• **COLLECTED DATA**:

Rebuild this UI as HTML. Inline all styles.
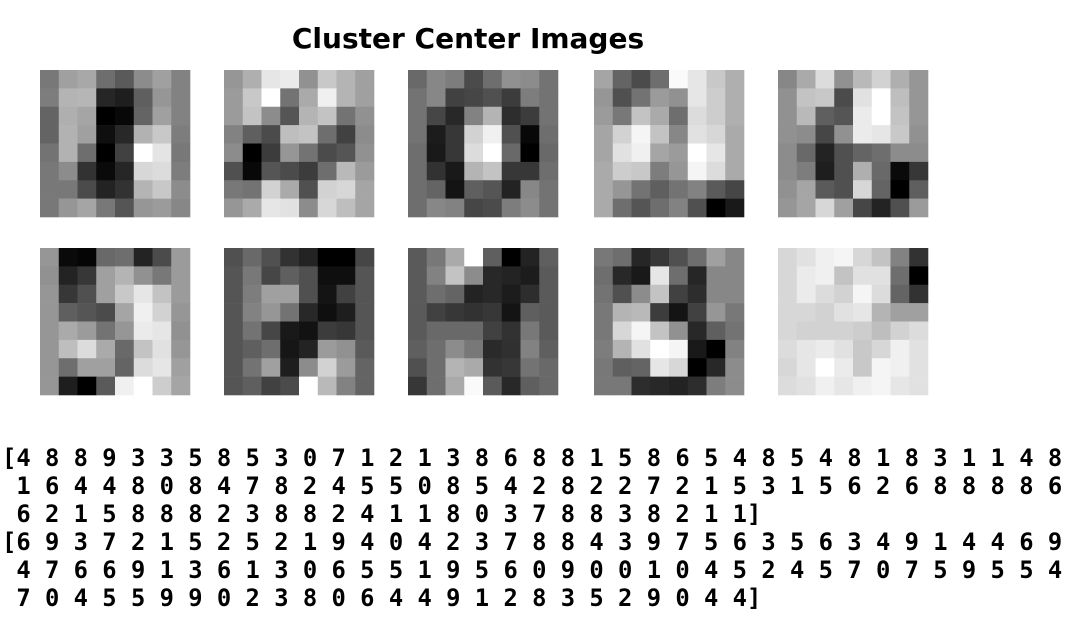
<!DOCTYPE html>
<html><head><meta charset="utf-8"><style>
html,body{margin:0;padding:0;background:#fff;}
svg{display:block;}
text.lbl{font-family:"DejaVu Sans Mono","Liberation Mono",monospace;font-weight:bold;font-size:23.8px;white-space:pre;fill:#000;}
</style></head><body>
<svg id="chart" width="1078" height="632" viewBox="0 0 1078 632">
<text x="468" y="48" text-anchor="middle" font-family="DejaVu Sans, Liberation Sans, sans-serif" font-weight="bold" font-size="28">Cluster Center Images</text>
<g id="imgs"></g>
<g id="labels"></g>
</svg>
<script>
const img0=[120,160,168,110,90,140,160,130,125,180,182,38,30,95,150,130,100,175,165,0,8,100,160,130,100,178,160,15,40,178,200,125,115,178,110,0,65,255,228,120,120,140,50,10,38,215,220,125,120,120,75,35,50,180,200,140,120,150,165,120,85,150,155,135];
const img1=[150,175,230,235,145,200,180,160,155,200,255,115,170,240,180,160,155,195,140,85,180,195,115,145,130,95,75,190,195,110,65,140,140,0,60,150,115,75,85,145,80,8,85,75,60,110,185,155,120,115,210,170,80,210,215,165,150,170,230,225,140,215,190,165];
const img2=[105,135,125,75,110,145,140,115,115,135,65,70,80,60,125,115,115,70,40,130,180,45,60,115,115,28,55,210,240,80,8,110,110,25,55,220,255,105,0,105,110,50,25,180,195,55,55,110,110,100,20,95,85,35,135,115,110,135,130,70,75,125,140,115];
const img3=[165,100,75,110,250,230,200,175,150,80,115,155,145,230,205,175,155,120,195,170,110,220,205,175,165,210,245,195,135,225,215,170,165,225,240,165,155,255,230,170,170,205,200,125,150,245,220,170,170,150,115,95,115,130,90,70,170,110,85,110,130,80,0,25];
const img4=[135,170,220,145,185,210,175,150,145,195,200,75,225,255,190,150,145,185,95,85,235,255,195,150,145,140,70,145,235,230,200,145,140,105,35,80,100,110,140,140,140,125,30,80,175,105,10,55,145,165,90,80,215,100,0,95,150,165,215,160,70,35,80,155];
const img5=[150,10,5,105,110,35,75,155,145,35,55,160,180,145,120,155,150,55,80,160,200,230,195,155,150,95,85,75,165,240,210,150,150,170,155,115,150,235,230,145,150,190,220,170,105,195,225,150,150,110,160,160,100,220,230,160,150,30,0,90,240,255,205,165];
const img6=[80,105,80,50,35,0,0,70,85,120,70,95,80,15,15,85,85,125,160,160,80,20,65,85,85,130,150,115,40,15,30,85,85,115,70,25,18,60,55,85,85,95,110,22,35,155,145,90,85,115,160,30,140,210,155,100,85,95,65,75,255,185,130,100];
const img7=[90,120,170,255,95,0,35,95,90,130,195,140,40,35,28,90,90,110,100,35,40,28,45,90,90,65,55,50,55,20,95,90,90,105,105,105,65,50,120,90,95,110,140,120,42,48,130,95,80,110,180,170,50,55,115,105,55,110,170,250,90,40,95,105];
const img8=[120,110,38,55,80,110,160,135,110,40,25,230,110,38,135,135,115,80,140,195,65,45,135,135,120,180,185,60,20,65,150,120,120,215,245,195,145,40,95,115,125,180,225,255,245,25,0,130,120,95,100,230,215,0,40,140,120,120,45,40,35,45,125,140];
const img9=[215,225,240,245,215,195,130,50,215,235,240,195,225,225,110,0,215,235,220,210,245,220,100,50,215,215,210,225,230,180,160,160,215,210,210,210,205,190,210,220,220,230,235,225,200,215,240,225,215,230,255,235,200,245,240,225,220,225,240,230,240,245,230,225];
const images=[img0,img1,img2,img3,img4,img5,img6,img7,img8,img9];
const predLine1="[4 8 8 9 3 3 5 8 5 3 0 7 1 2 1 3 8 6 8 8 1 5 8 6 5 4 8 5 4 8 1 8 3 1 1 4 8";
const predLine2=" 1 6 4 4 8 0 8 4 7 8 2 4 5 5 0 8 5 4 2 8 2 2 7 2 1 5 3 1 5 6 2 6 8 8 8 8 6";
const predLine3=" 6 2 1 5 8 8 8 2 3 8 8 2 4 1 1 8 0 3 7 8 8 3 8 2 1 1]";
const trueLine1="[6 9 3 7 2 1 5 2 5 2 1 9 4 0 4 2 3 7 8 8 4 3 9 7 5 6 3 5 6 3 4 9 1 4 4 6 9";
const trueLine2=" 4 7 6 6 9 1 3 6 1 3 0 6 5 5 1 9 5 6 0 9 0 0 1 0 4 5 2 4 5 7 0 7 5 9 5 5 4";
const trueLine3=" 7 0 4 5 5 9 9 0 2 3 8 0 6 4 4 9 1 2 8 3 5 2 9 0 4 4]";
const textLines=[predLine1,predLine2,predLine3,trueLine1,trueLine2,trueLine3];

const NS="http://www.w3.org/2000/svg";
const g=document.getElementById('imgs');
const colX=[40,224,408,594,778], rowY=[70,248];
const W=150,H=147;
images.forEach((im,k)=>{
  const ox=colX[k%5], oy=rowY[Math.floor(k/5)];
  const grp=document.createElementNS(NS,'g');
  
  
  for(let i=0;i<64;i++){
    const r=Math.floor(i/8), c=i%8, v=im[i];
    const x0=ox+c*W/8, x1=ox+(c+1)*W/8, y0=oy+r*H/8, y1=oy+(r+1)*H/8;
    const rc=document.createElementNS(NS,'rect');
    rc.setAttribute('x',x0);rc.setAttribute('y',y0);
    rc.setAttribute('width',x1-x0+0.3);rc.setAttribute('height',y1-y0+0.3);
    rc.setAttribute('fill','rgb('+v+','+v+','+v+')');
    
    
    grp.appendChild(rc);
  }
  g.appendChild(grp);
});
const lg=document.getElementById('labels');
textLines.forEach((s,i)=>{
  const t=document.createElementNS(NS,'text');
  t.setAttribute('x',2);t.setAttribute('y',466+i*28);
  t.setAttribute('class','lbl');
  
  
  t.textContent=s;
  lg.appendChild(t);
});
</script>
</body></html>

• **YOUR INSTRUCTIONS**:
Quote everything in the listing above exactly; pictures are the only thing to omit.

• **FINISHED TASK**:
Rebuild this UI as HTML. Inline all styles.
<!DOCTYPE html>
<html><head><meta charset="utf-8"><style>
html,body{margin:0;padding:0;background:#fff;}
svg{display:block;}
text.lbl{font-family:"DejaVu Sans Mono","Liberation Mono",monospace;font-weight:bold;font-size:23.8px;white-space:pre;fill:#000;}
</style></head><body>
<svg id="chart" width="1078" height="632" viewBox="0 0 1078 632">
<text x="468" y="48" text-anchor="middle" font-family="DejaVu Sans, Liberation Sans, sans-serif" font-weight="bold" font-size="28">Cluster Center Images</text>
<g id="imgs"></g>
<g id="labels"></g>
</svg>
<script>
const img0=[120,160,168,110,90,140,160,130,125,180,182,38,30,95,150,130,100,175,165,0,8,100,160,130,100,178,160,15,40,178,200,125,115,178,110,0,65,255,228,120,120,140,50,10,38,215,220,125,120,120,75,35,50,180,200,140,120,150,165,120,85,150,155,135];
const img1=[150,175,230,235,145,200,180,160,155,200,255,115,170,240,180,160,155,195,140,85,180,195,115,145,130,95,75,190,195,110,65,140,140,0,60,150,115,75,85,145,80,8,85,75,60,110,185,155,120,115,210,170,80,210,215,165,150,170,230,225,140,215,190,165];
const img2=[105,135,125,75,110,145,140,115,115,135,65,70,80,60,125,115,115,70,40,130,180,45,60,115,115,28,55,210,240,80,8,110,110,25,55,220,255,105,0,105,110,50,25,180,195,55,55,110,110,100,20,95,85,35,135,115,110,135,130,70,75,125,140,115];
const img3=[165,100,75,110,250,230,200,175,150,80,115,155,145,230,205,175,155,120,195,170,110,220,205,175,165,210,245,195,135,225,215,170,165,225,240,165,155,255,230,170,170,205,200,125,150,245,220,170,170,150,115,95,115,130,90,70,170,110,85,110,130,80,0,25];
const img4=[135,170,220,145,185,210,175,150,145,195,200,75,225,255,190,150,145,185,95,85,235,255,195,150,145,140,70,145,235,230,200,145,140,105,35,80,100,110,140,140,140,125,30,80,175,105,10,55,145,165,90,80,215,100,0,95,150,165,215,160,70,35,80,155];
const img5=[150,10,5,105,110,35,75,155,145,35,55,160,180,145,120,155,150,55,80,160,200,230,195,155,150,95,85,75,165,240,210,150,150,170,155,115,150,235,230,145,150,190,220,170,105,195,225,150,150,110,160,160,100,220,230,160,150,30,0,90,240,255,205,165];
const img6=[80,105,80,50,35,0,0,70,85,120,70,95,80,15,15,85,85,125,160,160,80,20,65,85,85,130,150,115,40,15,30,85,85,115,70,25,18,60,55,85,85,95,110,22,35,155,145,90,85,115,160,30,140,210,155,100,85,95,65,75,255,185,130,100];
const img7=[90,120,170,255,95,0,35,95,90,130,195,140,40,35,28,90,90,110,100,35,40,28,45,90,90,65,55,50,55,20,95,90,90,105,105,105,65,50,120,90,95,110,140,120,42,48,130,95,80,110,180,170,50,55,115,105,55,110,170,250,90,40,95,105];
const img8=[120,110,38,55,80,110,160,135,110,40,25,230,110,38,135,135,115,80,140,195,65,45,135,135,120,180,185,60,20,65,150,120,120,215,245,195,145,40,95,115,125,180,225,255,245,25,0,130,120,95,100,230,215,0,40,140,120,120,45,40,35,45,125,140];
const img9=[215,225,240,245,215,195,130,50,215,235,240,195,225,225,110,0,215,235,220,210,245,220,100,50,215,215,210,225,230,180,160,160,215,210,210,210,205,190,210,220,220,230,235,225,200,215,240,225,215,230,255,235,200,245,240,225,220,225,240,230,240,245,230,225];
const images=[img0,img1,img2,img3,img4,img5,img6,img7,img8,img9];
const predLine1="[4 8 8 9 3 3 5 8 5 3 0 7 1 2 1 3 8 6 8 8 1 5 8 6 5 4 8 5 4 8 1 8 3 1 1 4 8";
const predLine2=" 1 6 4 4 8 0 8 4 7 8 2 4 5 5 0 8 5 4 2 8 2 2 7 2 1 5 3 1 5 6 2 6 8 8 8 8 6";
const predLine3=" 6 2 1 5 8 8 8 2 3 8 8 2 4 1 1 8 0 3 7 8 8 3 8 2 1 1]";
const trueLine1="[6 9 3 7 2 1 5 2 5 2 1 9 4 0 4 2 3 7 8 8 4 3 9 7 5 6 3 5 6 3 4 9 1 4 4 6 9";
const trueLine2=" 4 7 6 6 9 1 3 6 1 3 0 6 5 5 1 9 5 6 0 9 0 0 1 0 4 5 2 4 5 7 0 7 5 9 5 5 4";
const trueLine3=" 7 0 4 5 5 9 9 0 2 3 8 0 6 4 4 9 1 2 8 3 5 2 9 0 4 4]";
const textLines=[predLine1,predLine2,predLine3,trueLine1,trueLine2,trueLine3];

const NS="http://www.w3.org/2000/svg";
const g=document.getElementById('imgs');
const colX=[40,224,408,594,778], rowY=[70,248];
const W=150,H=147;
images.forEach((im,k)=>{
  const ox=colX[k%5], oy=rowY[Math.floor(k/5)];
  const grp=document.createElementNS(NS,'g');
  
  
  for(let i=0;i<64;i++){
    const r=Math.floor(i/8), c=i%8, v=im[i];
    const x0=ox+c*W/8, x1=ox+(c+1)*W/8, y0=oy+r*H/8, y1=oy+(r+1)*H/8;
    const rc=document.createElementNS(NS,'rect');
    rc.setAttribute('x',x0);rc.setAttribute('y',y0);
    rc.setAttribute('width',x1-x0+0.3);rc.setAttribute('height',y1-y0+0.3);
    rc.setAttribute('fill','rgb('+v+','+v+','+v+')');
    
    
    grp.appendChild(rc);
  }
  g.appendChild(grp);
});
const lg=document.getElementById('labels');
textLines.forEach((s,i)=>{
  const t=document.createElementNS(NS,'text');
  t.setAttribute('x',2);t.setAttribute('y',466+i*28);
  t.setAttribute('class','lbl');
  
  
  t.textContent=s;
  lg.appendChild(t);
});
</script>
</body></html>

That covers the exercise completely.